During DeFi Summer 2020, I launched UniBarter in a Jakarta co-working space. The technology worked flawlessly. The liquidity was there. But I spent 80% of my time moderating the Telegram group, resolving disputes, and explaining why a flash loan attack wasn’t a “hack” but a feature. The human layer is what breaks. The Full Sense roster change — a simple decision by a coach — is a reminder that esports success relies on player psychology, team chemistry, and split-second decisions under pressure. None of that is improved by a blockchain.


Contrarian: The Case for Web3 in Esports (and Why It’s Still Wrong)

Let me play contrarian for a moment — it’s a habit I developed after the Terra collapse, when I wrote a 50-page dissection of “trustless” systems that depended on infinite growth. Proponents argue that blockchain could solve esports’ biggest pain points: player contract transparency, revenue sharing from merch and ticket sales, and fan ownership via DAOs. They point to projects like Chiliz or Socios as examples. But those projects are essentially loyalty points dressed in crypto clothes — the underlying value still depends on the team’s performance, not the token.

The real opportunity, they say, is in digital collectibles that hold value across games. Imagine a player skin that you own forever and can use in any game that supports the standard. It sounds beautiful — until you realize that no game developer will ever allow a competitor’s asset to appear in their title. The business model of games like Valorant relies on selling you the same skin year after year. Giving you true ownership would collapse their revenue.

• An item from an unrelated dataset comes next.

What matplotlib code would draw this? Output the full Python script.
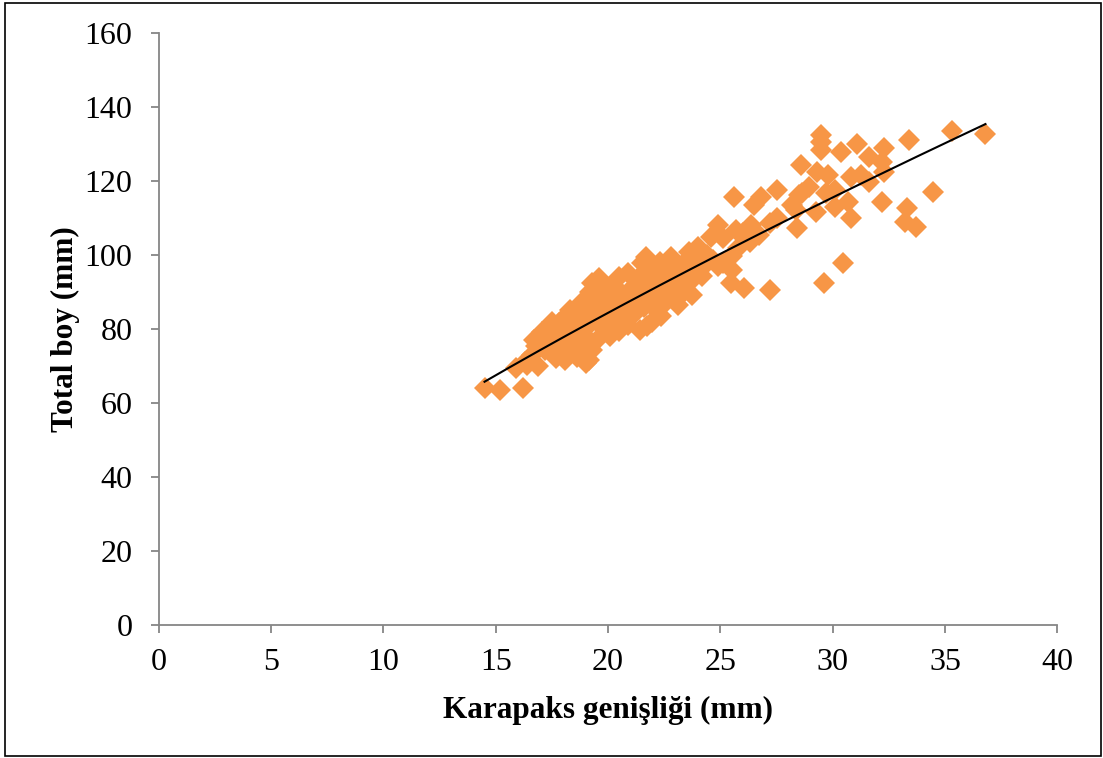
import numpy as np
import matplotlib
matplotlib.use('Agg')
import matplotlib.pyplot as plt
from matplotlib.patches import Rectangle

plt.rcParams['font.family'] = ['Liberation Serif', 'DejaVu Serif']

# karapaks genisligi (mm), okunan degerler
kg = [14.5, 15.2, 16.2, 15.9, 16.4, 16.3, 16.6, 16.8, 16.7, 16.9,
      17.05, 17.2, 17.4, 17.5, 17.7, 17.6, 17.8, 17.95, 18.1, 18.1,
      18.0, 18.3, 18.4, 18.35, 18.6, 18.7, 18.6, 18.8, 18.9, 18.7,
      19.0, 19.15, 19.0, 19.1, 19.2, 19.2, 19.3, 19.3, 19.4, 19.5,
      19.6, 19.6, 19.7, 19.8, 19.9, 20.0, 20.1, 20.2, 20.3, 20.4,
      20.5, 20.6, 20.6, 20.8, 20.9, 20.9, 21.0, 21.1, 21.2, 21.3,
      21.4, 21.4, 21.5, 21.6, 21.7, 21.75, 21.8, 21.9, 21.96, 22.0,
      22.1, 22.3, 22.35, 22.4, 22.5, 22.6, 22.8, 22.85, 22.9, 23.0,
      23.1, 23.2, 23.3, 23.5, 23.6, 23.6, 23.75, 23.8, 24.0, 24.05,
      24.2, 24.4, 24.6, 24.65, 24.9, 24.9, 25.1, 25.1, 25.45, 25.5,
      25.5, 25.6, 25.7, 25.8, 26.0, 26.2, 26.05, 26.35, 26.3, 26.5,
      26.7, 26.8, 27.2, 27.2, 27.5, 27.5, 28.2, 28.4, 28.36, 28.5,
      28.58, 28.65, 28.95, 29.25, 29.3, 29.47, 29.5, 29.47, 29.6, 29.7,
      29.8, 30.1, 30.1, 30.36, 30.44, 30.66, 30.8, 30.8, 31.1, 31.25,
      31.6, 31.6, 32.2, 32.2, 32.3, 32.3, 33.2, 33.3, 33.4, 33.7,
      34.45, 35.3, 36.8,
      18.2, 18.5, 19.3, 19.6, 20.0, 20.3, 20.7, 21.0, 21.3, 21.6,
      21.9, 22.2, 22.7, 23.0, 23.4, 20.5, 19.8, 17.3, 17.9, 22.0,
      23.3, 24.3]
# total boy (mm)
tb = [64.1, 63.7, 64.1, 69.5, 70.4, 71.3, 73.0, 75.4, 77.2, 70.0,
      79.3, 74.5, 80.5, 82.0, 72.3, 77.0, 81.7, 82.6, 71.8, 75.3,
      79.0, 85.3, 83.9, 77.5, 72.6, 74.5, 80.5, 87.1, 83.0, 85.3,
      71.0, 71.8, 78.0, 81.0, 84.5, 90.1, 92.5, 74.5, 88.0, 86.0,
      93.9, 77.7, 82.5, 90.5, 85.0, 88.5, 78.1, 92.0, 81.5, 86.5,
      94.2, 81.2, 89.5, 84.0, 95.2, 81.2, 91.0, 87.0, 84.5, 93.5,
      79.9, 89.0, 98.0, 86.0, 99.6, 80.8, 92.0, 95.0, 82.0, 88.5,
      85.5, 98.2, 83.5, 91.5, 94.5, 87.5, 99.6, 88.5, 96.0, 92.0,
      86.6, 94.5, 89.5, 97.9, 101.0, 92.5, 89.3, 95.5, 102.3, 98.5,
      94.5, 100.0, 105.0, 98.8, 108.2, 97.0, 104.7, 98.0, 92.5, 99.7,
      96.0, 115.8, 106.9, 102.0, 106.0, 105.0, 91.1, 108.2, 103.7, 113.6,
      105.6, 115.8, 108.7, 90.7, 117.6, 110.0, 113.6, 107.3, 112.3, 116.3,
      124.4, 116.8, 118.6, 111.8, 122.6, 132.5, 130.7, 128.4, 92.5, 116.8,
      121.7, 117.7, 113.2, 128.0, 98.0, 114.5, 121.3, 110.0, 130.0, 121.7,
      119.9, 126.6, 125.3, 114.5, 128.9, 122.6, 109.1, 112.7, 131.1, 107.6,
      117.2, 133.6, 132.8,
      80.0, 82.0, 83.0, 87.5, 84.0, 90.0, 87.5, 85.5, 90.5, 93.0,
      89.5, 92.5, 91.0, 89.0, 93.0, 79.5, 80.0, 76.5, 74.0, 96.5,
      97.5, 97.5]

kg = np.array(kg)
tb = np.array(tb)

# us egilim cizgisi (power trend)
b, lna = np.polyfit(np.log(kg), np.log(tb), 1)
xs = np.linspace(kg.min(), kg.max(), 200)
ys = np.exp(lna) * xs ** b

fig = plt.figure(figsize=(11.03, 7.58), dpi=100)
ax = fig.add_axes([0.144, 0.175, 0.8146, 0.781])

ax.plot(kg, tb, linestyle='none', marker='D', markersize=11.3,
        color='#F79646', markeredgewidth=0, zorder=2)
ax.plot(xs, ys, color='black', linewidth=1.5, zorder=3)

ax.set_xlim(0, 40)
ax.set_ylim(0, 160)
ax.set_xticks(range(0, 41, 5))
ax.set_yticks(range(0, 161, 20))

for s in ['top', 'right']:
    ax.spines[s].set_visible(False)
for s in ['left', 'bottom']:
    ax.spines[s].set_color('#868686')
    ax.spines[s].set_linewidth(1.3)
ax.tick_params(axis='both', direction='out', length=6, width=1.3,
               color='#868686', labelsize=23)
ax.tick_params(axis='y', pad=13)
ax.tick_params(axis='x', pad=10)

ax.set_xlabel('Karapaks genişliği (mm)', fontsize=22.5, fontweight='bold', labelpad=14)
ax.set_ylabel('Total boy (mm)', fontsize=22.5, fontweight='bold', labelpad=3)

fig.patches.append(Rectangle((5 / 1103, 2 / 758), 1096 / 1103, 753 / 758,
                             transform=fig.transFigure, fill=False,
                             edgecolor='black', linewidth=1.2))

fig.savefig('out.png', dpi=100)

So the contrarian argument collapses under its own weight. The market has spoken: the vast majority of gaming NFT projects are dead. The Bored Ape Yacht Club — which I helped connect to Indonesian reforestation efforts — proved that art can be an interface for community, but the price discovery was driven by speculation, not utility. When the market crashed, the communities withered. Education is the new mining rig for the mind — we need to teach people to see through the marketing.


Takeaway: The Real Signal in Crypto Briefing’s Coverage

What then is the lesson of Crypto Briefing covering Full Sense? It is not that esports is secretly Web3. It is that the crypto media industry is desperate for content that feels tangible and human. Roster moves, player stories, competitive narratives — these resonate because they are real. They are not abstractions about zero-knowledge proofs or optimistic rollups.

From core dev trenches to community heartbeat, I have seen that the projects that survive are those that stay grounded in human behavior. The platforms that thrive will be those that bridge the gap between code and community, not by replacing human decisions with smart contracts but by augmenting them. Full Sense brought back seph1roth because they value his experience. That is a decision no algorithm can optimize.

When the market sleeps, the architects wake up. In this bull market, everyone is awake — and shouting. But I suspect the quietest voices, the ones writing about something as mundane as a roster change, are actually the ones who understand where the real value lies. Not in tokens. Not in NFTs. In the players, the coaches, and the fans who show up every day. Education is the new mining rig for the mind — and the first lesson is to stop mistaking hype for progress.

Art is the interface; blockchain is the canvas. But the painting is still the human story.